As for the later: Darling isn’t shaking his fist, but we can see how he aligns very well for what John Smoltz was trying to get across on the Fox World Series broadcasts last fall. Darling talks about a players’ “sense of self importance,” front offices that dictate exaggerated defensive shifts based on analytics that forces pitchers away from their natural strengths, and most of it “leaving me scratching my head in the booth and wondering what the game has become.”

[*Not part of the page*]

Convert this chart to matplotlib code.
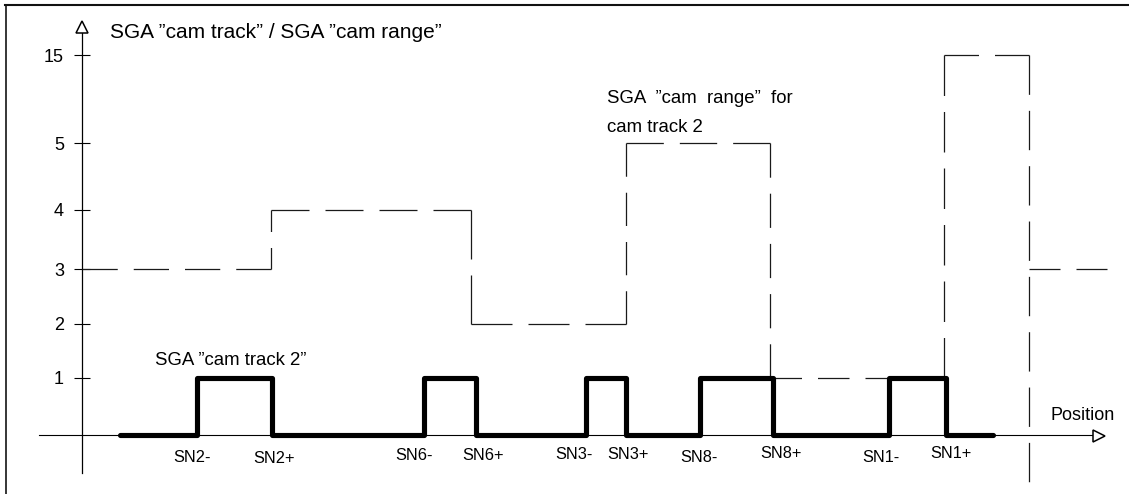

He admits to saying between innings to his broadcast partners that the “powers that be in today’s game were certainly smart, and allowed that their constant maneuvering and manipulating of the usual baseball tactics might often produce the desired outcome, but they were making the game unwatchable.” Darling adds that he’s “afraid” at some point all 30 teams will have the same manager – a young, mid-40s guy with a modest playing career, able to communicate with younger players, a resume in analytics … “and I can even envision a scenario where we’ll see a manager with absolutely no playing experience. … Hey, in this era of driverless cars, Google might even come up with a model for a manger-less team!”
When this happens, remember where you read it first.
How it goes down in the scorebook
An immaculate inning on the mound – every pitch delivered is a strike. If Darling is able to set up and knock out a collection of essays like this every few years, it’ll make any seamhead seem less tightly wound.